Miscanthus sinensis var. condensatus 'Cabaret' and 'Cosmopolitan' AGM
Both of these bold grasses have broader leaves than most miscanthus in green and cream-white but the variegations are reversed. 'Cabaret' has a pale centre surrounded by a green margin and 'Cosmopolitan' has a green central zone with a creamy surround. Of the two 'Cabaret' seems more spectacular but 'Cosmopolitan' (2. 4m) wins the prize for the stature and habit. Silver-pink flowers can appear on both if you are in a hot spot.
Red or silver plumes
There are red-plumed forms and silver-plumed forms but bear in mind that both will fade to silver within four weeks. Redder-flowered forms seem to need a warmer position to flower well.
This has distinctive olive-green foliage and dark-red flowers follow - late season (5 ft/150 cm).
Brown flowers and brown foliage that colours up in autumn to purple (6 ft/150 cm)
Upright purple-red flowers and broad leaves that turn pale-brown in autumn - many people’s favourite (6 - 7 ft/2m).
This miscanthus has wide foliage marked in a pale stripe and pale-pink flowers - stands out well in autumn (4 ft/120 cm).
A new one with startling autumn foliage in shades of red-orange with red flowers (5 ft/150 cm).
Dismissed by many nurserymen as it’s one of the oldest varieties, but this majestic miscanthus flowers reliably every year in August even in cold districts. Substantial silver plumes overwinter well (6 -7 ft/2m).
'Kleine Fontane' AGM
Technically the drooping flowers open silver-pink but soon fade to silver - literally small fountain. (4 ft/ 120 cm).
The wide-open brownish flowers of this miscanthus are held almost in the foliage so this grass has a unique habit - being quite squat (3 - 4 ft /120 cm).
- Miscanthus heads tend to get shabby by the end of January and this is the best time to cut them down because they begin to reshoot inside the old stems early in the year.
- If you plan to lift or divide do this in spring just as plants shoot back into life.
- Miscanthus foliage can make a glorious background for tulips.
Tall perennials and grasses
Piet Oudolf popularised Pagel’s grasses and developed an influential style called naturalistic planting.
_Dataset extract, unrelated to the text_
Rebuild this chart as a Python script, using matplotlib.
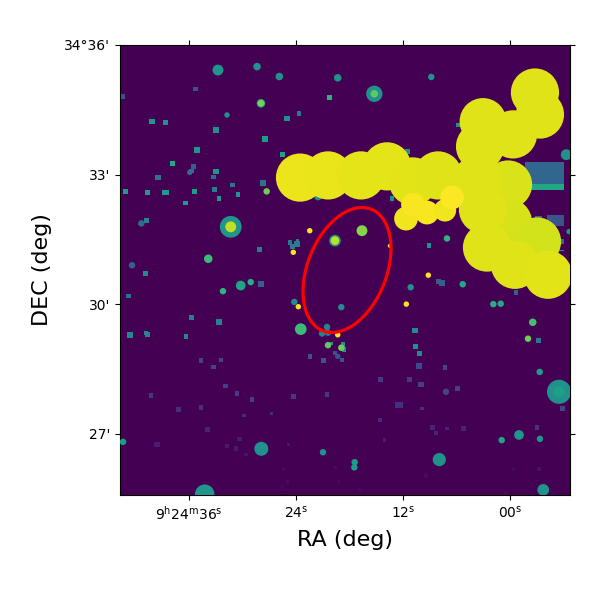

He combines swathes of grasses with late-season perennials. The following will match the height of most miscanthus.
A clump-forming non-invasive yellow daisy with drooping yellow petals framing a dark middle.
Molinia caerulea subsp. arundinacea 'Transparent'
This darkly beaded grass looks has small black beads and these shine in autumn light,
Sanguisorba officinalis 'Cangshan Cranberry'
From Marchant Hardy Plants, this mulberry-red sanguisorba flowers in autumn - producing dark bobbles.
Aster laevis 'Calliope'
Dark, almost black leaves and stems and large lavender-blue flowers in September.
Vernonia arkansana (previously V. crinita)
A North-American aster lookalike with tight heads of purple flowers - also in September.
Helianthus 'Lemon Queen'
A dark-centred lemon daisy and one of the few that will stay in a tight clump.
A red monarda with attitude. The stiff stems provide a good seed head and this plant is robust enough not to disappear in wet winters and strong enough to compete with tall grasses.